Last year, the MU School of Law had a first-year cohort that consisted of 56% women — a trend that follows a national movement of more women choosing to attend law school, positioning these institutions as key stakeholders in educating attorneys that will go on to serve their communities in a myriad of ways.
“The public’s perception of lawyers affects their perception of the legal system in general,” Paul Litton, interim dean of the School of Law, said. “I think for people to trust the legal system and the rule of law, it’s better that the profession reflects society.”
A legacy in the making
In 2020, women outnumbered men in law school classrooms across the country for the fifth consecutive year, a report by Enjuris found. In 2018, Mizzou Law’s first-year cohort was 38% women, which ramped up to 48% in 2019, 46% in 2020 and hit a majority in 2021 at 51% for the first time. These numbers, however, represent decades of progress toward equality.

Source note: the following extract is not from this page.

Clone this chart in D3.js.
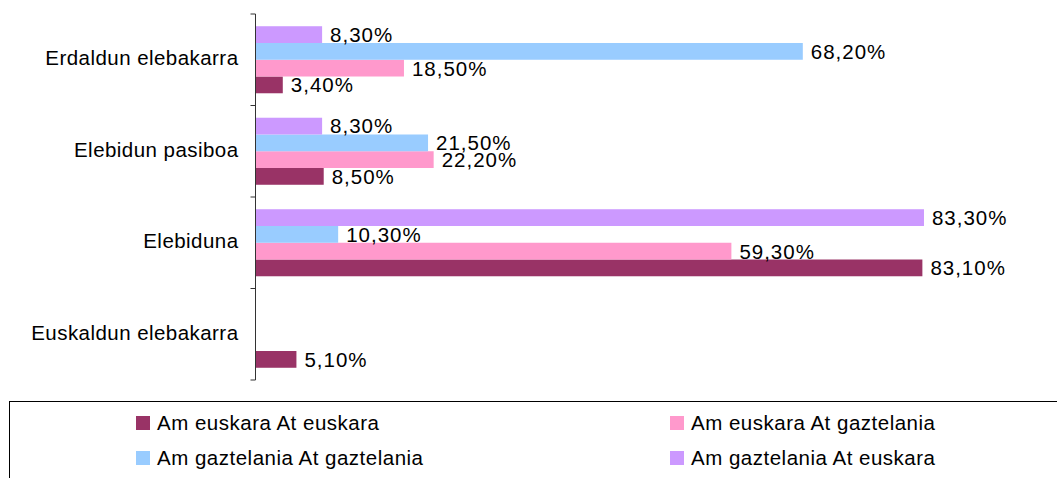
<!DOCTYPE html>
<html>
<head>
<meta charset="utf-8">
<script src="https://cdn.jsdelivr.net/npm/d3@7"></script>
<style>
  html, body { margin: 0; padding: 0; background: #fff; }
  svg { display: block; font-family: "Liberation Sans", Arial, sans-serif; }
</style>
</head>
<body>
<svg id="chart" width="1057" height="478"></svg>
<script>
// ---- data ----
const categories = ["Erdaldun elebakarra", "Elebidun pasiboa", "Elebiduna", "Euskaldun elebakarra"];
const seriesNames = ["Am euskara At euskara", "Am euskara At gaztelania", "Am gaztelania At gaztelania", "Am gaztelania At euskara"];
const euskaraEuskara = [0.034, 0.085, 0.831, 0.051];
const euskaraGaztelania = [0.185, 0.222, 0.593, null];
const gaztelaniaGaztelania = [0.682, 0.215, 0.103, null];
const gaztelaniaEuskara = [0.083, 0.083, 0.833, null];
const seriesColors = ["#993366", "#FF99CC", "#99CCFF", "#CC99FF"];
const seriesValues = [euskaraEuskara, euskaraGaztelania, gaztelaniaGaztelania, gaztelaniaEuskara];
// bar stacking order within a category, top to bottom
const barOrder = [3, 2, 1, 0];

const svg = d3.select("#chart");
const fontSize = 20.5;

const x = d3.scaleLinear().domain([0, 1]).range([255.5, 1058]);
const y0 = d3.scaleBand().domain(categories).range([14, 380]).padding(0);
const y1 = d3.scaleBand().domain(barOrder).range([0, y0.bandwidth()]).paddingInner(0).paddingOuter(0.73);

const fmt = v => d3.format(".2f")(v * 100).replace(".", ",") + "%";

const rows = [];
categories.forEach((c, ci) => {
  seriesValues.forEach((vals, si) => {
    if (vals[ci] != null) rows.push({ cat: c, s: si, v: vals[ci] });
  });
});

const g = svg.append("g");
g.selectAll("rect.bar").data(rows).enter().append("rect")
  .attr("class", "bar")
  .attr("x", x(0))
  .attr("y", d => y0(d.cat) + y1(d.s))
  .attr("width", d => x(d.v) - x(0))
  .attr("height", y1.bandwidth())
  .attr("fill", d => seriesColors[d.s]);

g.selectAll("text.lbl").data(rows).enter().append("text")
  .attr("class", "lbl")
  .attr("x", d => x(d.v) + 8)
  .attr("y", d => y0(d.cat) + y1(d.s) + y1.bandwidth() / 2)
  .attr("dy", "0.36em")
  .attr("font-size", fontSize)
  .attr("letter-spacing", 1)
  .attr("fill", "#000")
  .text(d => fmt(d.v));

// axis
const axisG = svg.append("g");
axisG.append("line")
  .attr("x1", x(0)).attr("x2", x(0))
  .attr("y1", y0.range()[0]).attr("y2", y0.range()[1])
  .attr("stroke", "#333").attr("stroke-width", 1);
const tickYs = categories.map(c => y0(c)).concat([y0.range()[1]]);
axisG.selectAll("line.tick").data(tickYs).enter().append("line")
  .attr("x1", x(0) - 5).attr("x2", x(0))
  .attr("y1", d => d).attr("y2", d => d)
  .attr("stroke", "#333");
axisG.selectAll("text.cat").data(categories).enter().append("text")
  .attr("x", x(0) - 17)
  .attr("y", d => y0(d) + y0.bandwidth() / 2)
  .attr("dy", "0.28em")
  .attr("text-anchor", "end")
  .attr("font-size", fontSize)
  .attr("letter-spacing", 0.45)
  .text(d => d);

// legend
const leg = svg.append("g");
leg.append("rect")
  .attr("x", 9.5).attr("y", 401.5)
  .attr("width", 1100).attr("height", 120)
  .attr("fill", "none").attr("stroke", "#000").attr("stroke-width", 1);
const legendOrder = [0, 1, 2, 3];
const legPos = [[136, 416], [670, 416], [136, 451], [670, 451]];
const legItems = leg.selectAll("g.item").data(legendOrder).enter().append("g")
  .attr("transform", (d, i) => `translate(${legPos[i][0]},${legPos[i][1]})`);
legItems.append("rect").attr("width", 14).attr("height", 14).attr("fill", d => seriesColors[d]);
legItems.append("text")
  .attr("x", 21).attr("y", 7).attr("dy", "0.36em")
  .attr("font-size", fontSize)
  .attr("letter-spacing", 0.5)
  .text(d => seriesNames[d]);
</script>
</body>
</html>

“I knew that there were considerably less of us, and that being a female lawyer was unusual,” said Missouri Supreme Court Judge Mary Russell, who graduated from the MU School of Law in 1983, a year when one-third of the graduating class was women. “Back then, I certainly didn’t know any female lawyers; there were probably only a handful of female judges in the whole state. By 1983, there’d still never been a woman on the Court of Appeals. There had never been a woman on the Supreme Court of Missouri. By then, Justice Sandra Day O'Connor had been appointed to the U.S. Supreme Court. But other than that, it was virtually unheard of for a woman to have those responsibilities.”
Raised on a dairy farm outside of Hannibal, Missouri, Russell always excelled in school. After dabbling in journalism through her undergraduate studies at Truman State University, she interned for a congressman in Washington D.C., where she saw the law put into practice by attorneys every day. It was during her time at Mizzou Law in the early 1980s that Russell began to realize she could contribute more to the legal community than she ever dreamed, perhaps even aspire to a judgeship.

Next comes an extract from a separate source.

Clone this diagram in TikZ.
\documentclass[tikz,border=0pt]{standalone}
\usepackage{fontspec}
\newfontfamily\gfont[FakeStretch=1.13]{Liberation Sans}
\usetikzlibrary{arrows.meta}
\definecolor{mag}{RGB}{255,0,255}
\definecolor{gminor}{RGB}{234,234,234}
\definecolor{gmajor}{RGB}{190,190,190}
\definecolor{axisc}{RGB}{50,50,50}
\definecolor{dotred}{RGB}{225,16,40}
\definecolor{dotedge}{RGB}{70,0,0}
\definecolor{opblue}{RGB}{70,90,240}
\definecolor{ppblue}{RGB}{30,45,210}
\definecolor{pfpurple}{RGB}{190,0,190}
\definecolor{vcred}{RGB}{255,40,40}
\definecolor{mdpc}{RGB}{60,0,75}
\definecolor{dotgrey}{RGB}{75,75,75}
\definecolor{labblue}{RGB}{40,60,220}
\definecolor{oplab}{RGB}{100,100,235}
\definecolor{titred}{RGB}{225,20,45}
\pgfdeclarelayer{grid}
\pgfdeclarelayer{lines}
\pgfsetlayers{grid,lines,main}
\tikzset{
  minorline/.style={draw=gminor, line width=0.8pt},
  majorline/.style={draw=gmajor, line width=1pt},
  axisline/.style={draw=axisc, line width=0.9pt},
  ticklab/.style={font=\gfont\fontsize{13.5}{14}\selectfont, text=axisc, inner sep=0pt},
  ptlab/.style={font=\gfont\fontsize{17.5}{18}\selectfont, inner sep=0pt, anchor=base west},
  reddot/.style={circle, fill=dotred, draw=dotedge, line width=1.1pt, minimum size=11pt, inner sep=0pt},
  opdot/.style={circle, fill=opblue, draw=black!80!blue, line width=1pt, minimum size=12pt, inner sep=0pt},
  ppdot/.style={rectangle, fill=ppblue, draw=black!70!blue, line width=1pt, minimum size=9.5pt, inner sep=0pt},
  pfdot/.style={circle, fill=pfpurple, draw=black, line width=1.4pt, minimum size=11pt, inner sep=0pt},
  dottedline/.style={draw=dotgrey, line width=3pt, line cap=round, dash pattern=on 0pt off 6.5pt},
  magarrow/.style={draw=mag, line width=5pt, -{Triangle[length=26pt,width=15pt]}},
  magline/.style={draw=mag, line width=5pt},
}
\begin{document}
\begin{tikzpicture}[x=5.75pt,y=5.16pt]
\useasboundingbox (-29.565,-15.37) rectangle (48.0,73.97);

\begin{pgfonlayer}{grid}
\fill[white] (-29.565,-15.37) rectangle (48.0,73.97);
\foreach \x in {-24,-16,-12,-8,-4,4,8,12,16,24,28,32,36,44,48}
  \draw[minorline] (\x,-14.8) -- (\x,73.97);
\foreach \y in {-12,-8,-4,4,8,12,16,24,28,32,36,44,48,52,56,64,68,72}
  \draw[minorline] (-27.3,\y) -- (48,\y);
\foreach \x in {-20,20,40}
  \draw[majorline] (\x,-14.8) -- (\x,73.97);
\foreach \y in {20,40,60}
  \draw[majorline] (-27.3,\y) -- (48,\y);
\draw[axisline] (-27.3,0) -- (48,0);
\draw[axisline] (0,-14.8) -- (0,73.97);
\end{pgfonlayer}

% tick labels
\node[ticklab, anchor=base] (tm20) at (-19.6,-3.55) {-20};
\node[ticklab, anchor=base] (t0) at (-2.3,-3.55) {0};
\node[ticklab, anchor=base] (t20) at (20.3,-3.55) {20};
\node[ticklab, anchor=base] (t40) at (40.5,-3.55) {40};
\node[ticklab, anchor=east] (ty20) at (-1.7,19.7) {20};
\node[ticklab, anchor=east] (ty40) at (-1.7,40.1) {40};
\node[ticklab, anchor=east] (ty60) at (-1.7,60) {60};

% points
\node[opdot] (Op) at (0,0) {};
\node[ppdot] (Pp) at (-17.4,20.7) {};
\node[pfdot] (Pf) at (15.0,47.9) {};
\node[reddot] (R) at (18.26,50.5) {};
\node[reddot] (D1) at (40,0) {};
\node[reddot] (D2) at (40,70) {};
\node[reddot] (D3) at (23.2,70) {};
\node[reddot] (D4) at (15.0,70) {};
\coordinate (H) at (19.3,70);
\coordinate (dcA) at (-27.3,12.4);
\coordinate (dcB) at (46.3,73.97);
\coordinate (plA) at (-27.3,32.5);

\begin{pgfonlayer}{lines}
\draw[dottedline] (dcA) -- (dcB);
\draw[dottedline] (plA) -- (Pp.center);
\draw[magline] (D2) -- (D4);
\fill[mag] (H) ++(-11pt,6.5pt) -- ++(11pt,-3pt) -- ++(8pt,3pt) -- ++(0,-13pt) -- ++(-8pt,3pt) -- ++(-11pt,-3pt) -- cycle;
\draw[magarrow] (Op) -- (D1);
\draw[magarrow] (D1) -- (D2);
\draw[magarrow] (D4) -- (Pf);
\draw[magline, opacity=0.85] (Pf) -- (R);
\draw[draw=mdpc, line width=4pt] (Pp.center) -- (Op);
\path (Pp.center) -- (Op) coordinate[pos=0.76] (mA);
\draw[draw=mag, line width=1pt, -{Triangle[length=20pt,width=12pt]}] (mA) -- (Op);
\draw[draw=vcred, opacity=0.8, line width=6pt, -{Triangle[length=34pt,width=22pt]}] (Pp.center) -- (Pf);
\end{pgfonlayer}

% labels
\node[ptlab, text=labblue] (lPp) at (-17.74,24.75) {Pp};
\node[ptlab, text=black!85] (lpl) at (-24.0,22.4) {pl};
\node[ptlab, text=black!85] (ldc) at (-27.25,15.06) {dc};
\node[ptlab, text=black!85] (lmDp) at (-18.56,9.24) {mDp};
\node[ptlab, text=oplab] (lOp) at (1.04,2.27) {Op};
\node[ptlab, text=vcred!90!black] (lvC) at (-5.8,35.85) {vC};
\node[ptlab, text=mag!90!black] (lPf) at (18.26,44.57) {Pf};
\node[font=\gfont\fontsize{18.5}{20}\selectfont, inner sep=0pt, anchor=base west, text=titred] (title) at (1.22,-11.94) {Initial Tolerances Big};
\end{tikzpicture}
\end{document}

After a career of more than four decades, half of which were spent as a Missouri Supreme Court judge, Russell is a role model and inspiration for women in law school and beyond as a pioneer in the legal community with an unsurpassed dedication to public service.

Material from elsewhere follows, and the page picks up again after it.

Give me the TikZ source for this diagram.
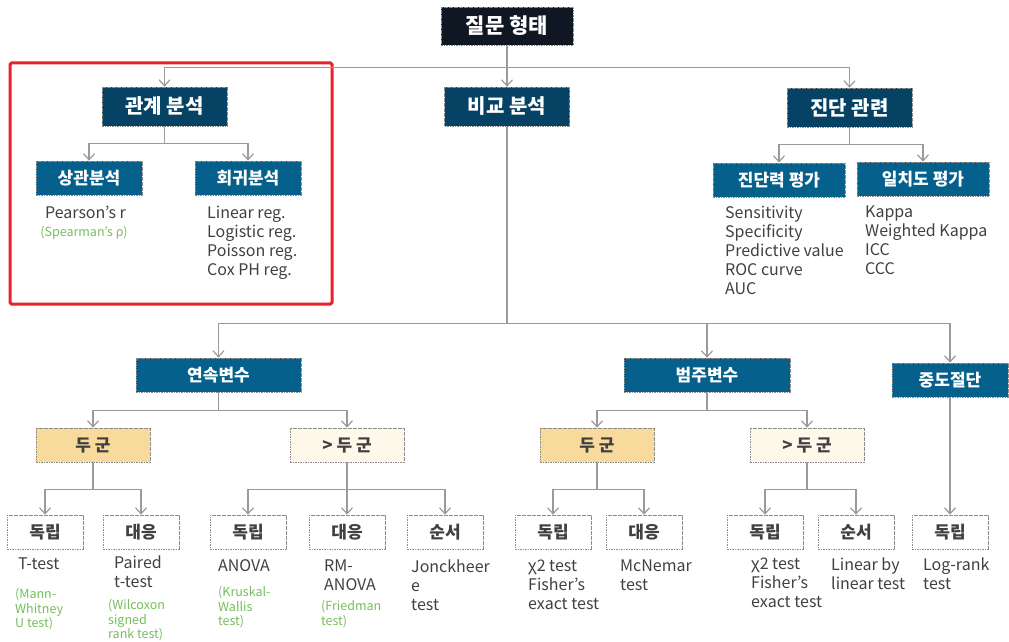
\documentclass[tikz,border=0pt]{standalone}
\usepackage{fontspec}
\setmainfont{Noto Sans CJK KR}
\usetikzlibrary{arrows.meta}
\definecolor{topc}{HTML}{0F1723}
\definecolor{lvone}{HTML}{064264}
\definecolor{lvtwo}{HTML}{05608C}
\definecolor{yel}{HTML}{F8DA9C}
\definecolor{crm}{HTML}{FEF8EA}
\definecolor{lnc}{HTML}{9A9A9A}
\definecolor{bdr}{HTML}{8C8C8C}
\definecolor{txt}{HTML}{404040}
\definecolor{grn}{HTML}{74BE5C}
\definecolor{redc}{HTML}{E8212B}
\begin{document}
\begin{tikzpicture}[x=1pt,y=-1pt,
  box/.style={rectangle, draw=bdr, dash pattern=on 1.6pt off 0.9pt, line width=0.7pt, inner sep=0pt, minimum height=34pt},
  topbox/.style={box, fill=topc, text=white, font=\fontsize{21}{24}\selectfont\bfseries, minimum width=132pt, minimum height=38pt},
  onebox/.style={box, fill=lvone, text=white, font=\fontsize{20}{24}\selectfont\bfseries, minimum width=125pt, minimum height=39pt},
  twobox/.style={box, fill=lvtwo, text=white, font=\fontsize{17}{20}\selectfont\bfseries},
  yelbox/.style={box, fill=yel, text=txt, font=\fontsize{17}{20}\selectfont\bfseries, minimum width=114pt},
  crmbox/.style={box, fill=crm, text=txt, font=\fontsize{17}{20}\selectfont\bfseries, minimum width=114pt},
  leaf/.style={box, fill=white, text=txt, font=\fontsize{17}{20}\selectfont\bfseries, minimum width=76pt},
  arr/.style={draw=lnc, line width=1.3pt, -{Straight Barb[length=6pt,width=11pt,line width=1.2pt]}},
  lst/.style={anchor=north west, inner sep=0pt, align=left, text=txt, font=\fontsize{16}{19}\selectfont},
  gtx/.style={anchor=north west, inner sep=0pt, align=left, text=grn, font=\fontsize{12.5}{14.7}\selectfont},
]
\useasboundingbox (0,0) rectangle (1009,642);
% red frame
\draw[redc, line width=3pt, rounded corners=1.5pt] (10,63) rectangle (332,304);

% nodes
\node[topbox] (top) at (507,26) {질문 형태};
\node[onebox] (rel) at (164.5,106.5) {관계 분석};
\node[onebox] (cmp) at (507,106.5) {비교 분석};
\node[onebox] (dia) at (849.5,107.5) {진단 관련};

\node[twobox, minimum width=106pt] (cor) at (89,178) {상관분석};
\node[twobox, minimum width=106pt] (reg) at (248,178) {회귀분석};
\node[twobox, minimum width=132pt] (acc) at (779,180) {진단력 평가};
\node[twobox, minimum width=132pt] (agr) at (923,179) {일치도 평가};

\node[twobox, minimum width=165pt] (con) at (218.5,375) {연속변수};
\node[twobox, minimum width=166pt] (cat) at (707,375) {범주변수};
\node[twobox, minimum width=116pt] (cen) at (950,380) {중도절단};

\node[yelbox] (ctwo) at (93,445) {두 군};
\node[crmbox] (cmore) at (347,445) {> 두 군};
\node[yelbox] (ktwo) at (597,445) {두 군};
\node[crmbox] (kmore) at (807,445) {> 두 군};

\node[leaf] (la) at (45,532) {독립};
\node[leaf] (lb) at (141,532) {대응};
\node[leaf] (lc) at (248,532) {독립};
\node[leaf] (ld) at (347,532) {대응};
\node[leaf] (le) at (445,532) {순서};
\node[leaf] (lf) at (553,532) {독립};
\node[leaf] (lg) at (644,532) {대응};
\node[leaf] (lh) at (765,532) {독립};
\node[leaf] (li) at (856,532) {순서};
\node[leaf] (lj) at (950,532) {독립};

% connectors
\draw[arr] (top.south) -- ++(0,22) -| (rel.north);
\draw[arr] (top.south) -- ++(0,22) -| (dia.north);
\draw[arr] (top.south) -- (cmp.north);

\draw[arr] (rel.south) -- ++(0,17) -| (cor.north);
\draw[arr] (rel.south) -- ++(0,17) -| (reg.north);
\draw[arr] (dia.south) -- ++(0,17) -| (acc.north);
\draw[arr] (dia.south) -- ++(0,17) -| (agr.north);

\draw[arr] (cmp.south) -- ++(0,197) -| (con.north);
\draw[arr] (cmp.south) -- ++(0,197) -| (cat.north);
\draw[arr] (cmp.south) -- ++(0,197) -| (cen.north);

\draw[arr] (con.south) -- ++(0,18) -| (ctwo.north);
\draw[arr] (con.south) -- ++(0,18) -| (cmore.north);
\draw[arr] (cat.south) -- ++(0,18) -| (ktwo.north);
\draw[arr] (cat.south) -- ++(0,18) -| (kmore.north);

\draw[arr] (ctwo.south) -- ++(0,27) -| (la.north);
\draw[arr] (ctwo.south) -- ++(0,27) -| (lb.north);
\draw[arr] (cmore.south) -- ++(0,27) -| (lc.north);
\draw[arr] (cmore.south) -- (ld.north);
\draw[arr] (cmore.south) -- ++(0,27) -| (le.north);
\draw[arr] (ktwo.south) -- ++(0,27) -| (lf.north);
\draw[arr] (ktwo.south) -- ++(0,27) -| (lg.north);
\draw[arr] (kmore.south) -- ++(0,27) -| (lh.north);
\draw[arr] (kmore.south) -- ++(0,27) -| (li.north);
\draw[arr] (cen.south) -- (lj.north);

% text lists
\node[lst, anchor=north, align=center] (tpear) at (85.5,206) {Pearson’s r};
\node[gtx, anchor=north, align=center] (tspear) at (84,226) {(Spearman’s ρ)};
\node[lst] (treg) at (207,206) {Linear reg.\\Logistic reg.\\Poisson reg.\\Cox PH reg.};
\node[lst] (tsens) at (725,206) {Sensitivity\\Specificity\\Predictive value\\ROC curve\\AUC};
\node[lst] (tkap) at (865,206) {Kappa\\Weighted Kappa\\ICC\\CCC};

\node[lst] (tt) at (18,558) {T-test};
\node[gtx] (tmw) at (15,588) {(Mann-\\Whitney\\U test)};
\node[lst] (tpt) at (114,556) {Paired\\t-test};
\node[gtx] (twil) at (108,599) {(Wilcoxon\\signed\\rank test)};
\node[lst] (tan) at (218,559) {ANOVA};
\node[gtx] (tkw) at (218,586) {(Kruskal-\\Wallis\\test)};
\node[lst] (trm) at (324,560) {RM-\\ANOVA};
\node[gtx] (tfr) at (321,600) {(Friedman\\test)};
\node[lst] (tjo) at (411,560) {Jonckheer\\e\\test};

\node[lst] (tchia) at (528,560) {χ2 test\\Fisher’s\\exact test};
\node[lst] (tmc) at (620,560) {McNemar\\test};
\node[lst] (tchib) at (751,558) {χ2 test\\Fisher’s\\exact test};
\node[lst] (tlin) at (831,558) {Linear by\\linear test};
\node[lst] (tlog) at (923,558) {Log-rank\\test};
\end{tikzpicture}
\end{document}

“I think women can be whatever they want to be,” Russell said. “And I think more women are thinking about graduate programs than probably ever before. And because of that, law school gets a fair increase of that pool.”
For Wensdai Brooks, a first-generation law student who is poised to graduate in May, attending Mizzou law was a lifelong dream.
“I think that more women going to law school is a signal to the next generation that you belong in this building and this profession,” Brooks said. “We want to hear your voice; we want to stand up here with you. I think representation is really important, and I didn’t see other girls go into law school when I was a kid. At the beginning of this year, I had a young woman come up to me, and she said, ‘I don’t know if you remember me, but you were a teaching assistant in one of my undergraduate classes, and I came to law school because of you.’ Just knowing that I’m showing the future generation that the world is their oyster is what it’s all about for me.”